▶ **Instructions for the task**
Give back the full listing verbatim, apart from its images.

▶ **Source material**
★ ★ ★ ★

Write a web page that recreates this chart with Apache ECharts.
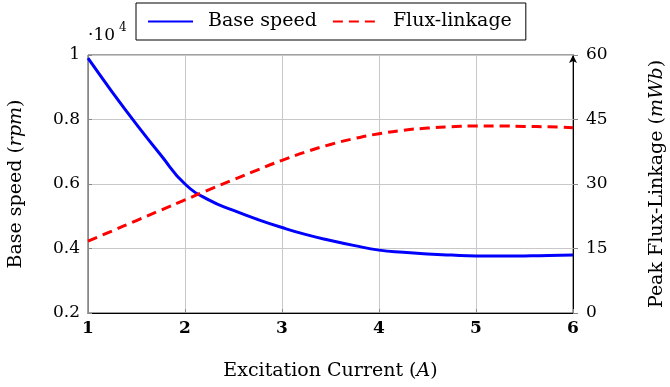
<!DOCTYPE html>
<html>
<head>
<meta charset="utf-8">
<script src="https://cdn.jsdelivr.net/npm/echarts@6/dist/echarts.min.js"></script>
<style>
  html, body { margin: 0; padding: 0; background: #fff; }
  #chart { width: 670px; height: 387px; }
</style>
</head>
<body>
<div id="chart"></div>
<script>
// excitation current (A)
const current = [1, 1.25, 1.5, 1.75, 2, 2.25, 2.5, 2.75, 3, 3.25, 3.5, 3.75, 4,
                 4.25, 4.5, 4.75, 5, 5.25, 5.5, 5.75, 6];
// base speed (rpm)
const baseSpeed = [9900, 8850, 7850, 6900, 6000, 5500, 5180, 4900, 4650, 4430, 4250, 4090, 3950,
                   3880, 3830, 3795, 3770, 3765, 3770, 3780, 3800];
// peak flux-linkage (mWb)
const fluxLinkage = [16.7, 19.1, 21.5, 23.9, 26.3, 28.7, 31.0, 33.3, 35.5, 37.5, 39.2, 40.6, 41.7,
                     42.5, 43.0, 43.3, 43.5, 43.5, 43.4, 43.3, 43.1];

const FONT = 'DejaVu Serif';
const FS_NAME = 19;
const FS_TICK = 17;

const chart = echarts.init(document.getElementById('chart'));

const richName = {
  n: { fontFamily: FONT, fontSize: FS_NAME, color: '#000' },
  i: { fontFamily: FONT, fontSize: FS_NAME, color: '#000', fontStyle: 'italic' }
};

const option = {
  animation: false,
  textStyle: { fontFamily: FONT },
  grid: {
    left: 88, right: 97, top: 55, bottom: 74,
    outerBoundsMode: 'none',
    containLabel: false,
    show: true, borderColor: '#444', borderWidth: 1
  },
  legend: {
    top: 3,
    left: 136,
    padding: [9, 14, 9, 11],
    borderColor: '#000',
    borderWidth: 1,
    backgroundColor: '#fff',
    itemGap: 15,
    itemWidth: 45,
    itemHeight: 14,
    itemStyle: { opacity: 0 },
    textStyle: { fontFamily: FONT, fontSize: FS_NAME, color: '#000', padding: [0, 0, 0, 10] },
    data: ['Base speed', 'Flux-linkage']
  },
  xAxis: {
    type: 'value',
    min: 1, max: 6, interval: 1,
    name: '{n|Excitation Current (}{i|A}{n|)}',
    nameLocation: 'middle',
    nameGap: 49,
    nameTextStyle: { rich: richName },
    axisLine: { lineStyle: { color: '#000', width: 1 } },
    axisTick: { show: true, inside: true, length: 4, lineStyle: { color: '#888' } },
    axisLabel: { fontFamily: FONT, fontSize: FS_TICK, color: '#000', fontWeight: 'bold', margin: 7 },
    splitLine: { show: true, lineStyle: { color: '#c8c8c8', width: 1 } }
  },
  yAxis: [
    {
      type: 'value',
      min: 2000, max: 10000, interval: 2000,
      position: 'left',
      name: '{n|Base speed (}{i|rpm}{n|)}',
      nameLocation: 'middle',
      nameRotate: 90,
      nameGap: 62,
      nameTextStyle: { rich: richName },
      axisLine: { show: true, lineStyle: { color: '#888', width: 1 } },
      axisTick: { show: true, inside: true, length: 4, lineStyle: { color: '#888' } },
      axisLabel: {
        fontFamily: FONT, fontSize: FS_TICK, color: '#000', margin: 8,
        formatter: v => String(+(v / 10000).toFixed(1))
      },
      splitLine: { show: true, lineStyle: { color: '#c8c8c8', width: 1 } }
    },
    {
      type: 'value',
      min: 0, max: 60, interval: 15,
      position: 'right',
      name: '{n|Peak Flux-Linkage (}{i|mWb}{n|)}',
      nameLocation: 'middle',
      nameRotate: 90,
      nameGap: 75,
      nameTextStyle: { rich: richName },
      axisLine: {
        show: true,
        lineStyle: { color: '#000', width: 1 },
        symbol: ['none', 'arrow'],
        symbolSize: [6, 8]
      },
      axisTick: { show: true, inside: false, length: 5, lineStyle: { color: '#888' } },
      axisLabel: { fontFamily: FONT, fontSize: FS_TICK, color: '#000', margin: 13 },
      splitLine: { show: false }
    }
  ],
  graphic: [
    { type: 'text', left: 88, top: 27, style: { text: '\u00b710', font: FS_TICK + 'px "' + FONT + '"', fill: '#000' } },
    { type: 'text', left: 119, top: 22, style: { text: '4', font: '12px "' + FONT + '"', fill: '#000' } }
  ],
  series: [
    {
      name: 'Base speed',
      type: 'line',
      yAxisIndex: 0,
      smooth: 0.5,
      showSymbol: false,
      symbol: 'none',
      lineStyle: { color: '#0000ff', width: 3 },
      itemStyle: { color: '#0000ff' },
      data: current.map((x, i) => [x, baseSpeed[i]])
    },
    {
      name: 'Flux-linkage',
      type: 'line',
      yAxisIndex: 1,
      smooth: 0.5,
      showSymbol: false,
      symbol: 'none',
      lineStyle: { color: '#ff0000', width: 3, type: [10, 6] },
      itemStyle: { color: '#ff0000' },
      data: current.map((x, i) => [x, fluxLinkage[i]])
    }
  ]
};

chart.setOption(option);
</script>
</body>
</html>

★ ★ ★ ★

▶ **Written answer**
Write a web page that recreates this chart with Apache ECharts.
<!DOCTYPE html>
<html>
<head>
<meta charset="utf-8">
<script src="https://cdn.jsdelivr.net/npm/echarts@6/dist/echarts.min.js"></script>
<style>
  html, body { margin: 0; padding: 0; background: #fff; }
  #chart { width: 670px; height: 387px; }
</style>
</head>
<body>
<div id="chart"></div>
<script>
// excitation current (A)
const current = [1, 1.25, 1.5, 1.75, 2, 2.25, 2.5, 2.75, 3, 3.25, 3.5, 3.75, 4,
                 4.25, 4.5, 4.75, 5, 5.25, 5.5, 5.75, 6];
// base speed (rpm)
const baseSpeed = [9900, 8850, 7850, 6900, 6000, 5500, 5180, 4900, 4650, 4430, 4250, 4090, 3950,
                   3880, 3830, 3795, 3770, 3765, 3770, 3780, 3800];
// peak flux-linkage (mWb)
const fluxLinkage = [16.7, 19.1, 21.5, 23.9, 26.3, 28.7, 31.0, 33.3, 35.5, 37.5, 39.2, 40.6, 41.7,
                     42.5, 43.0, 43.3, 43.5, 43.5, 43.4, 43.3, 43.1];

const FONT = 'DejaVu Serif';
const FS_NAME = 19;
const FS_TICK = 17;

const chart = echarts.init(document.getElementById('chart'));

const richName = {
  n: { fontFamily: FONT, fontSize: FS_NAME, color: '#000' },
  i: { fontFamily: FONT, fontSize: FS_NAME, color: '#000', fontStyle: 'italic' }
};

const option = {
  animation: false,
  textStyle: { fontFamily: FONT },
  grid: {
    left: 88, right: 97, top: 55, bottom: 74,
    outerBoundsMode: 'none',
    containLabel: false,
    show: true, borderColor: '#444', borderWidth: 1
  },
  legend: {
    top: 3,
    left: 136,
    padding: [9, 14, 9, 11],
    borderColor: '#000',
    borderWidth: 1,
    backgroundColor: '#fff',
    itemGap: 15,
    itemWidth: 45,
    itemHeight: 14,
    itemStyle: { opacity: 0 },
    textStyle: { fontFamily: FONT, fontSize: FS_NAME, color: '#000', padding: [0, 0, 0, 10] },
    data: ['Base speed', 'Flux-linkage']
  },
  xAxis: {
    type: 'value',
    min: 1, max: 6, interval: 1,
    name: '{n|Excitation Current (}{i|A}{n|)}',
    nameLocation: 'middle',
    nameGap: 49,
    nameTextStyle: { rich: richName },
    axisLine: { lineStyle: { color: '#000', width: 1 } },
    axisTick: { show: true, inside: true, length: 4, lineStyle: { color: '#888' } },
    axisLabel: { fontFamily: FONT, fontSize: FS_TICK, color: '#000', fontWeight: 'bold', margin: 7 },
    splitLine: { show: true, lineStyle: { color: '#c8c8c8', width: 1 } }
  },
  yAxis: [
    {
      type: 'value',
      min: 2000, max: 10000, interval: 2000,
      position: 'left',
      name: '{n|Base speed (}{i|rpm}{n|)}',
      nameLocation: 'middle',
      nameRotate: 90,
      nameGap: 62,
      nameTextStyle: { rich: richName },
      axisLine: { show: true, lineStyle: { color: '#888', width: 1 } },
      axisTick: { show: true, inside: true, length: 4, lineStyle: { color: '#888' } },
      axisLabel: {
        fontFamily: FONT, fontSize: FS_TICK, color: '#000', margin: 8,
        formatter: v => String(+(v / 10000).toFixed(1))
      },
      splitLine: { show: true, lineStyle: { color: '#c8c8c8', width: 1 } }
    },
    {
      type: 'value',
      min: 0, max: 60, interval: 15,
      position: 'right',
      name: '{n|Peak Flux-Linkage (}{i|mWb}{n|)}',
      nameLocation: 'middle',
      nameRotate: 90,
      nameGap: 75,
      nameTextStyle: { rich: richName },
      axisLine: {
        show: true,
        lineStyle: { color: '#000', width: 1 },
        symbol: ['none', 'arrow'],
        symbolSize: [6, 8]
      },
      axisTick: { show: true, inside: false, length: 5, lineStyle: { color: '#888' } },
      axisLabel: { fontFamily: FONT, fontSize: FS_TICK, color: '#000', margin: 13 },
      splitLine: { show: false }
    }
  ],
  graphic: [
    { type: 'text', left: 88, top: 27, style: { text: '\u00b710', font: FS_TICK + 'px "' + FONT + '"', fill: '#000' } },
    { type: 'text', left: 119, top: 22, style: { text: '4', font: '12px "' + FONT + '"', fill: '#000' } }
  ],
  series: [
    {
      name: 'Base speed',
      type: 'line',
      yAxisIndex: 0,
      smooth: 0.5,
      showSymbol: false,
      symbol: 'none',
      lineStyle: { color: '#0000ff', width: 3 },
      itemStyle: { color: '#0000ff' },
      data: current.map((x, i) => [x, baseSpeed[i]])
    },
    {
      name: 'Flux-linkage',
      type: 'line',
      yAxisIndex: 1,
      smooth: 0.5,
      showSymbol: false,
      symbol: 'none',
      lineStyle: { color: '#ff0000', width: 3, type: [10, 6] },
      itemStyle: { color: '#ff0000' },
      data: current.map((x, i) => [x, fluxLinkage[i]])
    }
  ]
};

chart.setOption(option);
</script>
</body>
</html>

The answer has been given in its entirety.